Erst im Jahr 2018 setzte mit der Initiative in Gedenken an Semra Ertan die Erinnerung an Semra durch ihre Nichte mit Gedenkveranstaltungen und Forderungen nach einer Gedenktafel und/ oder einer Umbenennung eines öffentlichen Raums wie eine Straße oder ein Platz ein. Mit der Buchveröffentlichung im Jahr 2020 verstärkte sich dieser Wunsch nach einem Ort des Gedenkens.

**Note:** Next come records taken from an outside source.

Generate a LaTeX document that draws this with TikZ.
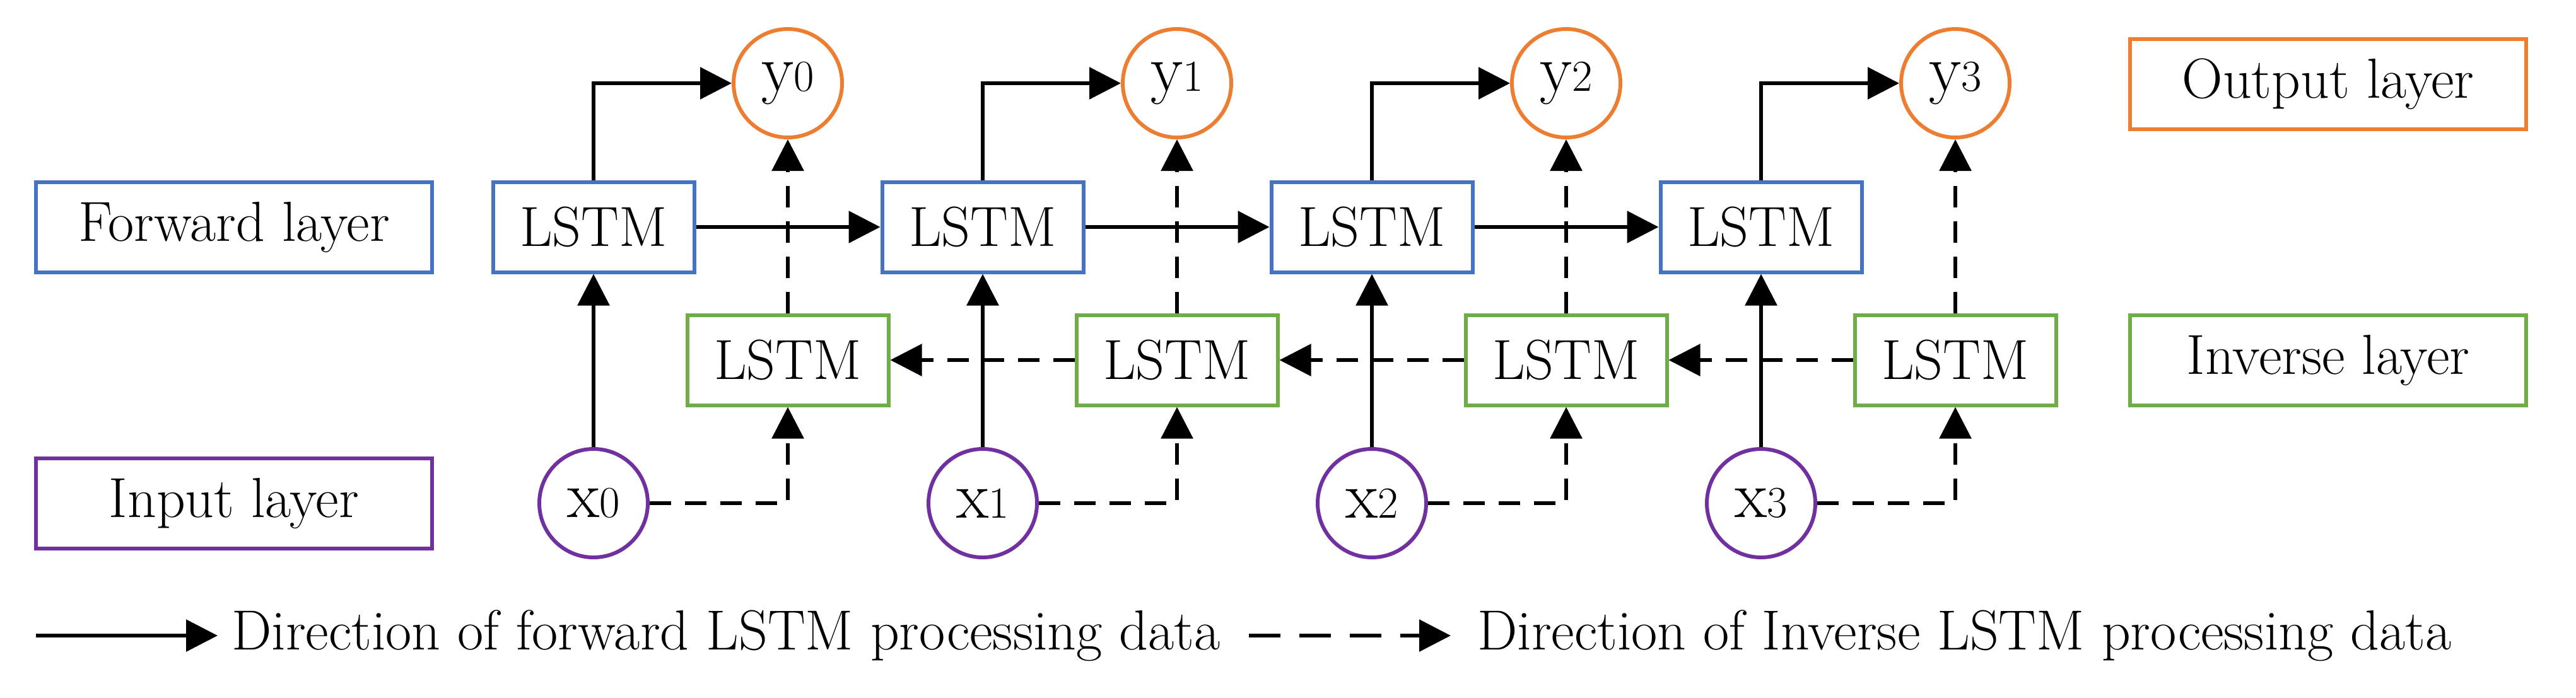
\documentclass[tikz,border=0pt]{standalone}
\usetikzlibrary{arrows.meta}
\definecolor{cb}{HTML}{4472C4}
\definecolor{co}{HTML}{ED7D31}
\definecolor{cg}{HTML}{70AD47}
\definecolor{cp}{HTML}{7030A0}
\newcommand{\mysub}[2]{{\fontsize{30}{30}\selectfont #1}{\fontsize{20}{20}\selectfont #2}}
\begin{document}
\begin{tikzpicture}[x=0.1mm,y=-0.1mm,
  every node/.style={font=\fontsize{25.5}{30}\selectfont},
  box/.style={draw,line width=1.7pt,minimum width=31.9mm,minimum height=14.3mm,inner sep=0pt},
  lab/.style={box,minimum width=62.8mm},
  circ/.style={draw,circle,line width=1.7pt,minimum size=17.2mm,inner sep=0pt},
  ar/.style={line width=1.7pt,-{Triangle[length=5mm,width=5mm]}},
  da/.style={ar,dash pattern=on 3.4mm off 2.2mm}]
\useasboundingbox (0,0) rectangle (4084,1106);
\node[lab,cb,text=black] (fl) at (371,360) {Forward layer};
\node[lab,co,text=black] (ol) at (3691,133) {Output layer};
\node[lab,cg,text=black] (il) at (3691,571) {Inverse layer};
\node[lab,cp,text=black] (inl) at (371,798) {Input layer};
\foreach \i/\fx in {0/941,1/1558,2/2175,3/2792}{
  \pgfmathsetmacro{\ix}{\fx+308}
  \node[box,cb,text=black] (f\i) at (\fx,360) {LSTM};
  \node[box,cg,text=black] (b\i) at (\ix,571) {LSTM};
  \node[circ,co,text=black] (y\i) at (\ix,132) {\mysub{y}{\i}};
  \node[circ,cp,text=black] (x\i) at (\fx,798) {\mysub{x}{\i}};
}
\foreach \i in {0,...,3}{
  \draw[ar] (f\i.north) |- (y\i.west);
  \draw[da] (b\i.north) -- (y\i.south);
  \draw[ar] (x\i.north) -- (f\i.south);
  \draw[da] (x\i.east) -| (b\i.south);
}
\foreach \i/\j in {0/1,1/2,2/3}{
  \draw[ar] (f\i.east) -- (f\j.west);
  \draw[da] (b\j.west) -- (b\i.east);
}
\coordinate (l1a) at (57,1008); \coordinate (l1b) at (345,1008);
\coordinate (l2a) at (1980,1008); \coordinate (l2b) at (2300,1008);
\draw[ar] (l1a) -- (l1b);
\node[anchor=west] (t1) at (355,1008) {Direction of forward LSTM processing data};
\draw[ar,dash pattern=on 5mm off 3mm] (l2a) -- (l2b);
\node[anchor=west] (t2) at (2330,1008) {Direction of Inverse LSTM processing data};
\end{tikzpicture}
\end{document}
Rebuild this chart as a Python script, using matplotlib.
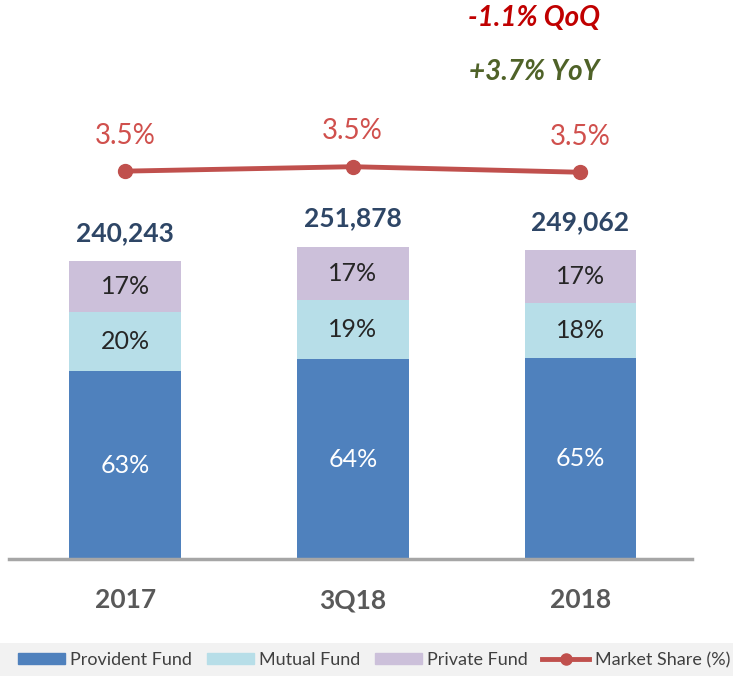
import matplotlib.pyplot as plt
from matplotlib.patches import Rectangle
from matplotlib.lines import Line2D

# data read from the chart
periodos = ["2017", "3Q18", "2018"]
totais = [240243, 251878, 249062]
provident = [63, 64, 65]
mutual = [20, 19, 18]
private = [17, 17, 17]
market_share = [3.49, 3.53, 3.48]
market_share_lbl = ["3.5%", "3.5%", "3.5%"]
qoq_txt = "-1.1% QoQ"
yoy_txt = "+3.7% YoY"

c_prov = "#4f81bd"
c_mut = "#b7dee8"
c_priv = "#ccc0da"
c_line = "#c0504d"

plt.rcParams['font.family'] = ['Lato', 'DejaVu Sans']

fig = plt.figure(figsize=(7.33, 6.76), dpi=100)
# gray strip behind the legend
fig.patches.append(Rectangle((0, 0), 1, 33 / 676, transform=fig.transFigure,
                             facecolor="#f2f2f2", edgecolor="none", zorder=0))

ax = fig.add_axes([9 / 733, 117 / 676, 683 / 733, 559 / 676])
x = list(range(len(periodos)))
largura = 0.49

# segments in absolute values
seg_prov = [t * p / 100 for t, p in zip(totais, provident)]
seg_mut = [t * m / 100 for t, m in zip(totais, mutual)]
seg_priv = [t * p / 100 for t, p in zip(totais, private)]
base_priv = [a + b for a, b in zip(seg_prov, seg_mut)]

ax.bar(x, seg_prov, width=largura, color=c_prov, zorder=2)
ax.bar(x, seg_mut, width=largura, bottom=seg_prov, color=c_mut, zorder=2)
ax.bar(x, seg_priv, width=largura, bottom=base_priv, color=c_priv, zorder=2)

for i in x:
    ax.text(i, seg_prov[i] / 2, str(provident[i]) + "%", ha="center", va="center",
            fontsize=18, color="white")
    ax.text(i, seg_prov[i] + seg_mut[i] / 2, str(mutual[i]) + "%", ha="center",
            va="center", fontsize=18, color="#262626")
    ax.text(i, base_priv[i] + seg_priv[i] / 2, str(private[i]) + "%", ha="center",
            va="center", fontsize=18, color="#262626")
    ax.text(i, totais[i] + 13000, "{:,}".format(totais[i]), ha="center", va="bottom",
            fontsize=19, fontweight="bold", color="#2e4666")

ax.set_xlim(-0.51, 2.49)
ax.set_ylim(0, 450700)
ax.set_xticks(x)
ax.set_xticklabels(periodos, fontsize=19, fontweight="bold", color="#595959")
ax.tick_params(axis="x", length=0, pad=21)
ax.set_yticks([])
for s in ["top", "right", "left"]:
    ax.spines[s].set_visible(False)
ax.spines["bottom"].set_color("#a6a6a6")
ax.spines["bottom"].set_linewidth(2.5)
ax.patch.set_alpha(0)

# market share line on a second axis
ax2 = ax.twinx()
ax2.plot(x, market_share, color=c_line, linewidth=3.5, marker="o", markersize=10, zorder=3)
for i in x:
    ax2.text(i, market_share[i] + 0.2, market_share_lbl[i], ha="center", va="bottom",
             fontsize=20, color="#d0504d")
ax2.set_ylim(0, 5.03)
ax2.set_yticks([])
for s in ["top", "right", "left", "bottom"]:
    ax2.spines[s].set_visible(False)

fig.text(534 / 733, 1 - 18 / 676, qoq_txt, ha="center", va="center", fontsize=20,
         fontweight="bold", fontstyle="italic", color="#c00000")
fig.text(534 / 733, 1 - 72 / 676, yoy_txt, ha="center", va="center", fontsize=20,
         fontweight="bold", fontstyle="italic", color="#4f6228")

handles = [Rectangle((0, 0), 1, 1, color=c_prov),
           Rectangle((0, 0), 1, 1, color=c_mut),
           Rectangle((0, 0), 1, 1, color=c_priv),
           Line2D([], [], color=c_line, linewidth=3.5, marker="o", markersize=8)]
nomes = ["Provident Fund", "Mutual Fund", "Private Fund", "Market Share (%)"]
fig.legend(handles, nomes, loc="center right", bbox_to_anchor=(0.996, 16 / 676), ncol=4,
           frameon=False, fontsize=13, labelcolor="#404040", handlelength=2.6,
           handleheight=0.6, columnspacing=0.8, handletextpad=0.3,
           borderaxespad=0, borderpad=0)

fig.savefig("out.png", dpi=100)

Diese Initiative ist eine von vielen Erinnerungs- und Gedenkinitiativen, die den Blick auf die zahlreichen rassistischen Übergriffe lenken. Doch nicht nur soll dabei an die Opfer gedacht werden, sondern auch an Ausgrenzung, Ablehnung, Diskriminierung und Gewalt in der demokratischen Bundesrepublik Deutschland. Dass die Praxis des Gedenkens auch politisch und zu hinterfragen ist, in dem jemand bestimmt, an wen erinnert wird, wer eingeladen wird und was dabei beachtet wird, drückt auch der Offene Brief der Initiative an Bundesregierung zur „Gedenkstunde für die Oper terroristischer Gewalt“ vom März 2023 aus. Die Initiative ist mittlerweile ein Teil des Netzwerks von Angehörigen von Opfern und Überlebenden des rechten Terrors.